Articolo apparso su SpazioEconomia.
La Trans-Pacific Partneship segue una logica di contenimento della Cina nell’Asia Pacifico. Ma Pechino ha le sue strategie: accordi di libero scambio nell’area e “One Belt, One Road” verso l’Europa.
Il 5 ottobre, dopo anni di negoziati, il maggiore accordo commerciale degli ultimi 20 anni, nonché il più largo della storia a livello regionale, è stato concluso tra Stati Uniti, Giappone e altri dieci Paesi, che insieme costituiscono il 40% dell’economia mondiale. La Trans-Pacific Partneship (TPP) rappresenta da un lato un’innovazione nel panorama dei patti commerciali: non solo libero scambio e misure tradizionali, ma regole e obblighi più profondi per gli attori dell’economia globale, dall’attenzione alla sostenibilità all’occupazione.

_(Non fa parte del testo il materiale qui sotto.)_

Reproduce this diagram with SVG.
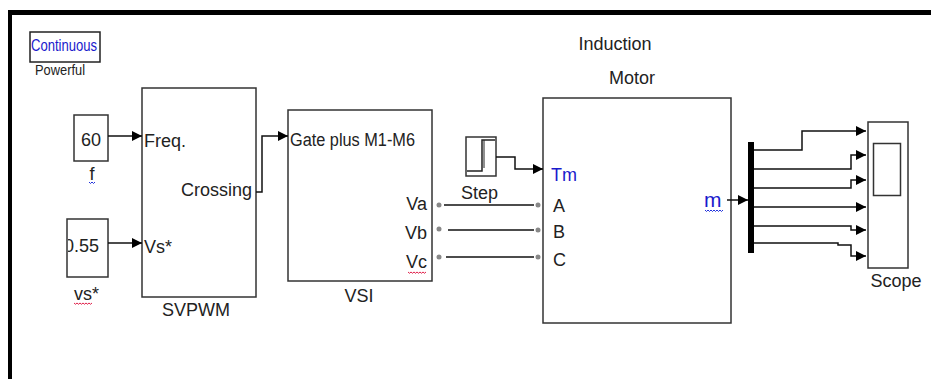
<svg xmlns="http://www.w3.org/2000/svg" width="931" height="379" viewBox="0 0 931 379">
<style>
.blk{fill:#fff;stroke:#333;stroke-width:1.5}
.t{font-family:"Liberation Sans",Arial,sans-serif;font-size:18px;fill:#222}
.blue{fill:#1a1acc}
.w{fill:none;stroke:#111;stroke-width:1.5}
.pl{fill:none;stroke:#222;stroke-width:1.5}
.dot{fill:#888}
.sq{fill:none;stroke-width:1}
</style>
<defs>
<marker id="ah" markerUnits="userSpaceOnUse" markerWidth="10" markerHeight="10" refX="10" refY="5" orient="auto" viewBox="0 0 10 10">
<path d="M0,0 L10,5 L0,10 z" fill="#000"/>
</marker>
<clipPath id="c055"><rect x="68" y="219" width="40" height="58"/></clipPath>
</defs>
<rect width="931" height="379" fill="#fff"/>
<g id="frame">
<line x1="8" y1="12.5" x2="931" y2="12.5" stroke="#000" stroke-width="5"/>
<line x1="10" y1="10" x2="10" y2="379" stroke="#000" stroke-width="4"/>
</g>
<g id="continuous">
<rect x="30" y="32" width="70" height="30" fill="#fff" stroke="#222" stroke-width="1.5"/>
<text class="t blue" x="31" y="51" textLength="66" lengthAdjust="spacingAndGlyphs" style="font-size:16px">Continuous</text>
<text class="t" x="35" y="75" textLength="50" lengthAdjust="spacingAndGlyphs" style="font-size:14px">Powerful</text>
</g>
<g id="const-f">
<rect class="blk" x="74" y="115" width="34" height="46"/>
<text class="t" x="91" y="146" text-anchor="middle">60</text>
<text class="t" x="92" y="180" text-anchor="middle">f</text>
<path class="sq" d="M89,182 q1.5,3 3,0 q1.5,3 3,0" stroke="#2233dd"/>
</g>
<g id="const-vs">
<rect class="blk" x="67" y="219" width="41" height="58"/>
<text class="t" x="64" y="252" clip-path="url(#c055)">0.55</text>
<text class="t" x="74" y="300">vs*</text>
<path class="sq" d="M74,303 q1.5,2.5 3,0 q1.5,2.5 3,0 q1.5,2.5 3,0 q1.5,2.5 3,0 q1.5,2.5 3,0 q1.5,2.5 3,0" stroke="#e0204a"/>
</g>
<g id="svpwm">
<rect class="blk" x="142" y="88" width="114" height="209"/>
<text class="t" x="144" y="147">Freq.</text>
<text class="t" x="252" y="196" text-anchor="end">Crossing</text>
<text class="t" x="144" y="253">Vs*</text>
<text class="t" x="196" y="316" text-anchor="middle">SVPWM</text>
</g>
<g id="vsi">
<rect class="blk" x="288" y="110" width="144" height="171"/>
<text class="t" x="290" y="146" textLength="125" lengthAdjust="spacingAndGlyphs">Gate plus M1-M6</text>
<text class="t" x="427" y="210" text-anchor="end">Va</text>
<text class="t" x="427" y="239" text-anchor="end">Vb</text>
<text class="t" x="427" y="268" text-anchor="end">Vc</text>
<path class="sq" d="M408,272 q1.5,2.5 3,0 q1.5,2.5 3,0 q1.5,2.5 3,0 q1.5,2.5 3,0 q1.5,2.5 3,0 q1.5,2.5 3,0" stroke="#e0204a"/>
<text class="t" x="359" y="302" text-anchor="middle">VSI</text>
</g>
<g id="step">
<rect class="blk" x="466" y="137" width="30" height="39"/>
<path class="pl" d="M467,171 H482 V140 H495"/>
<line x1="484" y1="140" x2="484" y2="168" stroke="#222" stroke-width="1"/>
<text class="t" x="461" y="199">Step</text>
</g>
<g id="motor">
<rect class="blk" x="543" y="98" width="188" height="225"/>
<text class="t" x="615" y="50" text-anchor="middle">Induction</text>
<text class="t" x="632" y="84" text-anchor="middle">Motor</text>
<text class="t blue" x="551" y="181">Tm</text>
<text class="t" x="553" y="212">A</text>
<text class="t" x="553" y="238">B</text>
<text class="t" x="553" y="266">C</text>
<text class="t blue" x="704" y="207" style="font-size:21px">m</text>
<path class="sq" d="M705,210 q1.5,3 3,0 q1.5,3 3,0 q1.5,3 3,0 q1.5,3 3,0 q1.5,3 3,0 q1.5,3 3,0" stroke="#2233dd"/>
</g>
<g id="demux">
<rect x="748" y="142" width="6" height="111" fill="#000"/>
</g>
<g id="scope">
<rect class="blk" x="868" y="122" width="40" height="146"/>
<rect x="873.5" y="143.5" width="27" height="52" fill="#fff" stroke="#333" stroke-width="1.5"/>
<text class="t" x="896" y="287" text-anchor="middle">Scope</text>
</g>
<g id="connectors">
<line class="w" x1="108" y1="136" x2="142" y2="136" marker-end="url(#ah)"/>
<line class="w" x1="108" y1="243" x2="142" y2="243" marker-end="url(#ah)"/>
<polyline class="w" points="256,192 262,192 262,136 288,136" marker-end="url(#ah)"/>
<polyline class="w" points="496,157 515,157 515,169 543,169" marker-end="url(#ah)"/>
<line class="w" x1="444" y1="205" x2="534" y2="205"/>
<line class="w" x1="448" y1="230" x2="534" y2="230"/>
<line class="w" x1="446" y1="257" x2="534" y2="257"/>
<circle class="dot" cx="439" cy="205" r="2.5"/>
<circle class="dot" cx="439" cy="229" r="2.5"/>
<circle class="dot" cx="439" cy="257" r="2.5"/>
<circle class="dot" cx="538" cy="205" r="2.5"/>
<circle class="dot" cx="538" cy="230" r="2.5"/>
<circle class="dot" cx="538" cy="257" r="2.5"/>
<line class="w" x1="727" y1="200" x2="748" y2="200" marker-end="url(#ah)"/>
<polyline class="w" points="754,150 802,150 802,131 866,131" marker-end="url(#ah)"/>
<polyline class="w" points="754,169 851,169 851,155 866,155" marker-end="url(#ah)"/>
<polyline class="w" points="754,188 851,188 851,180 866,180" marker-end="url(#ah)"/>
<line class="w" x1="754" y1="207" x2="866" y2="207" marker-end="url(#ah)"/>
<polyline class="w" points="754,226 851,226 851,230 866,230" marker-end="url(#ah)"/>
<polyline class="w" points="754,243 838,243 838,245 851,245 851,256 866,256" marker-end="url(#ah)"/>
</g>
</svg>
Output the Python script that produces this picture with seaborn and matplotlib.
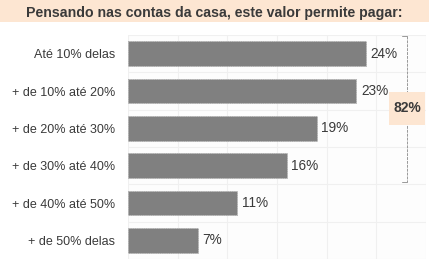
import pandas as pd
import matplotlib.pyplot as plt
import seaborn as sns
from matplotlib.patches import Rectangle

# Data
categories = ['Até 10% delas', '+ de 10% até 20%', '+ de 20% até 30%',
              '+ de 30% até 40%', '+ de 40% até 50%', '+ de 50% delas']
values = [24, 23, 19, 16, 11, 7]
total_label = '82%'
title = 'Pensando nas contas da casa, este valor permite pagar:'

df = pd.DataFrame({'faixa': categories, 'pct': values})

sns.set_theme(style='white')
plt.rcParams['font.family'] = ['Liberation Sans', 'DejaVu Sans']

W, H = 429, 263
fig = plt.figure(figsize=(W / 100, H / 100), dpi=100)
fig.patch.set_facecolor('white')

# peach title band
fig.patches.append(Rectangle((0, 1 - 22 / H), 1, 22 / H, transform=fig.transFigure,
                             facecolor='#fde6d2', edgecolor='none', zorder=0))
fig.text(0.5, 1 - 13 / H, title, ha='center', va='center', fontsize=10.2,
         fontweight='bold', color='#3a3a3a')

ax = fig.add_axes([128 / W, 1 - 259 / H, (426 - 128) / W, 224 / H])
ax.set_facecolor('#fdfdfd')
sns.barplot(data=df, x='pct', y='faixa', color='#808080', saturation=1,
            width=0.66, edgecolor='#a8a8a8', linewidth=0.6, ax=ax)
for p in ax.patches:
    p.set_linestyle(':')

ax.set_xlim(0, 30)
ax.set_ylim(5.5, -0.5)
ax.set_xticks(range(0, 31, 5))
ax.set_xticklabels([])
ax.set_yticks([i + 0.5 for i in range(-1, 6)], minor=True)
ax.grid(True, axis='x', color='#f0f0f0', linewidth=0.8)
ax.grid(True, axis='y', which='minor', color='#f0f0f0', linewidth=0.8)
ax.set_axisbelow(True)
ax.tick_params(axis='x', length=0)
ax.tick_params(axis='y', which='both', length=0, labelsize=9, labelcolor='#3a3a3a', pad=9)
ax.set_xlabel('')
ax.set_ylabel('')
for s in ax.spines.values():
    s.set_visible(False)

for i, v in enumerate(values):
    ax.text(v + 0.45, i, f'{v}%', va='center', ha='left', fontsize=9.8, color='#3a3a3a')

# bracket on the right with total box
bx = 407 / W
top, bot = 1 - 36 / H, 1 - 182 / H
fig.lines.append(plt.Line2D([bx, bx], [top, bot], transform=fig.transFigure,
                            color='#999999', linewidth=0.7, linestyle=(0, (3, 1))))
for yy in (top, bot):
    fig.lines.append(plt.Line2D([bx - 5 / W, bx], [yy, yy], transform=fig.transFigure,
                                color='#999999', linewidth=0.7))
fig.patches.append(Rectangle((389 / W, 1 - 125 / H), 36 / W, 33 / H, transform=fig.transFigure,
                             facecolor='#fde6d2', edgecolor='none', zorder=3))
fig.text(407 / W, 1 - 108.5 / H, total_label, ha='center', va='center', fontsize=10,
         fontweight='bold', color='#3a3a3a', zorder=4)

fig.savefig('out.png', dpi=100)
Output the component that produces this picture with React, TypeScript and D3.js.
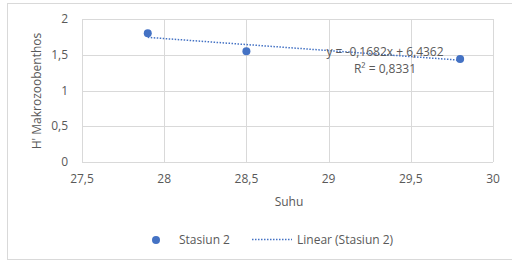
import React, { useEffect, useRef } from 'react';
import * as d3 from 'd3';

// data
const suhu = [27.9, 28.5, 29.8];
const hValues = [1.8, 1.55, 1.44];
const xTicks = [27.5, 28, 28.5, 29, 29.5, 30];
const yTicks = [0, 0.5, 1, 1.5, 2];
const slope = -0.1682;
const intercept = 6.4362;
const equationLabel = 'y = -0,1682x + 6,4362';
const r2Label = 'R² = 0,8331';

const fmt = (v: number) => String(v).replace('.', ',');
const FONT = 'Open Sans, sans-serif';
const FS = 12;
const TEXT = '#595959';
const BLUE = '#4472C4';

const App = () => {
    const ref = useRef<SVGSVGElement>(null);

    useEffect(() => {
        const svg = d3.select(ref.current);
        svg.selectAll('*').remove();

        // frame
        svg.append('rect')
            .attr('x', 7.5).attr('y', 3.5)
            .attr('width', 520).attr('height', 256)
            .attr('fill', 'white')
            .attr('stroke', '#d9d9d9');

        const x = d3.scaleLinear().domain([27.5, 30]).range([82, 493]);
        const y = d3.scaleLinear().domain([0, 2]).range([162, 19]);

        // gridlines
        svg.append('g')
            .selectAll('line')
            .data(xTicks)
            .enter()
            .append('line')
            .attr('x1', (d) => Math.round(x(d)) + 0.5)
            .attr('x2', (d) => Math.round(x(d)) + 0.5)
            .attr('y1', y(0))
            .attr('y2', y(2))
            .attr('stroke', '#d9d9d9');

        svg.append('g')
            .selectAll('line')
            .data(yTicks)
            .enter()
            .append('line')
            .attr('x1', x(27.5))
            .attr('x2', x(30))
            .attr('y1', (d) => Math.round(y(d)) + 0.5)
            .attr('y2', (d) => Math.round(y(d)) + 0.5)
            .attr('stroke', '#d9d9d9');

        // tick labels
        svg.append('g')
            .selectAll('text')
            .data(xTicks)
            .enter()
            .append('text')
            .attr('x', (d) => x(d))
            .attr('y', 183)
            .attr('text-anchor', 'middle')
            .attr('font-family', FONT)
            .attr('font-size', FS)
            .attr('fill', TEXT)
            .text((d) => fmt(d));

        svg.append('g')
            .selectAll('text')
            .data(yTicks)
            .enter()
            .append('text')
            .attr('x', 68)
            .attr('y', (d) => y(d) + 4)
            .attr('text-anchor', 'end')
            .attr('font-family', FONT)
            .attr('font-size', FS)
            .attr('fill', TEXT)
            .text((d) => fmt(d));

        // axis titles
        svg.append('text')
            .attr('x', 289)
            .attr('y', 206)
            .attr('text-anchor', 'middle')
            .attr('font-family', FONT)
            .attr('font-size', FS)
            .attr('fill', TEXT)
            .text('Suhu');

        svg.append('text')
            .attr('transform', 'translate(41,91) rotate(-90)')
            .attr('text-anchor', 'middle')
            .attr('font-family', FONT)
            .attr('font-size', FS)
            .attr('fill', TEXT)
            .text('H\' Makrozoobenthos');

        // trend line
        const [x0, x1] = d3.extent(suhu) as [number, number];
        svg.append('line')
            .attr('x1', x(x0))
            .attr('y1', y(slope * x0 + intercept))
            .attr('x2', x(x1))
            .attr('y2', y(slope * x1 + intercept))
            .attr('stroke', BLUE)
            .attr('stroke-width', 1.5)
            .attr('stroke-dasharray', '1.5,1.5');

        // points
        svg.append('g')
            .selectAll('circle')
            .data(suhu)
            .enter()
            .append('circle')
            .attr('cx', (d) => x(d))
            .attr('cy', (d, i) => y(hValues[i]))
            .attr('r', 4)
            .attr('fill', BLUE);

        // equation
        svg.append('text')
            .attr('x', 385)
            .attr('y', 56)
            .attr('text-anchor', 'middle')
            .attr('font-family', FONT)
            .attr('font-size', FS)
            .attr('fill', TEXT)
            .text(equationLabel);
        svg.append('text')
            .attr('x', 385)
            .attr('y', 73)
            .attr('text-anchor', 'middle')
            .attr('font-family', FONT)
            .attr('font-size', FS)
            .attr('fill', TEXT)
            .text(r2Label);

        // legend
        svg.append('circle')
            .attr('cx', 156).attr('cy', 240).attr('r', 4)
            .attr('fill', BLUE);
        svg.append('text')
            .attr('x', 179).attr('y', 244)
            .attr('font-family', FONT)
            .attr('font-size', FS)
            .attr('fill', TEXT)
            .text('Stasiun 2');
        svg.append('line')
            .attr('x1', 252).attr('x2', 292)
            .attr('y1', 239.5).attr('y2', 239.5)
            .attr('stroke', BLUE)
            .attr('stroke-width', 1.5)
            .attr('stroke-dasharray', '1.5,1.5');
        svg.append('text')
            .attr('x', 297).attr('y', 244)
            .attr('font-family', FONT)
            .attr('font-size', FS)
            .attr('fill', TEXT)
            .text('Linear (Stasiun 2)');
    }, []);

    return (
        <svg
            ref={ref}
            width={512}
            height={262}
            style={{ position: 'absolute', left: 0, top: 0 }}
        />
    );
};

export default App;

Dall’altro lato, un successo del “pivot to Asia” del presidente Obama. La volontà di Washington è quella di promuovere alti standard di cooperazione commerciale basati su quei principi liberali su cui l’America può ancora far leva per ribadire la sua egemonia internazionale, che molti analisti vedono in declino. Principi che per forza di cose tagliano fuori la Cina e la sua economia di mercato socialista “con caratteristiche cinesi”, unici grandi esclusi dalla partneship. In particolare, le regole sulla competizione delle aziende di Stato sono uno dei capitoli dell’accordo più difficili da rispettare per un Paese in cui il settore statale alimenta la concorrenza distorta con le imprese private e gode di un accesso al credito agevolato.
Formalmente la Cina è stata invitata a prendere parte alle negoziazioni. Del resto, un articolo dell’Economist ha affermato che gli interessi a lungo termine di Washington sarebbero meglio assicurati se la Cina venisse inclusa in un sistema economico regolamentato. Ma le condizioni imposte dalle trattative si sono rivelate ovviamente insostenibili per Pechino, che ha abbandonato. Di fatto, Obama ha pronunciato parole dal chiaro significato geopolitico: “Quando più del 95% dei nostri potenziali consumatori vive fuori dai nostri confini, non possiamo lasciare che Paesi come la Cina scrivano le regole dell’economia globale”. La volontà di contenimento della Cina appare a tutti, anche se gli Usa sostengono che non sia una priorità. L’inclusione nelle trattative di Malaysia e Vietnam, sotto agli standard per quanto riguarda diverse questioni come l’occupazione, sembra suggerire l’esistenza di due pesi e sue misure.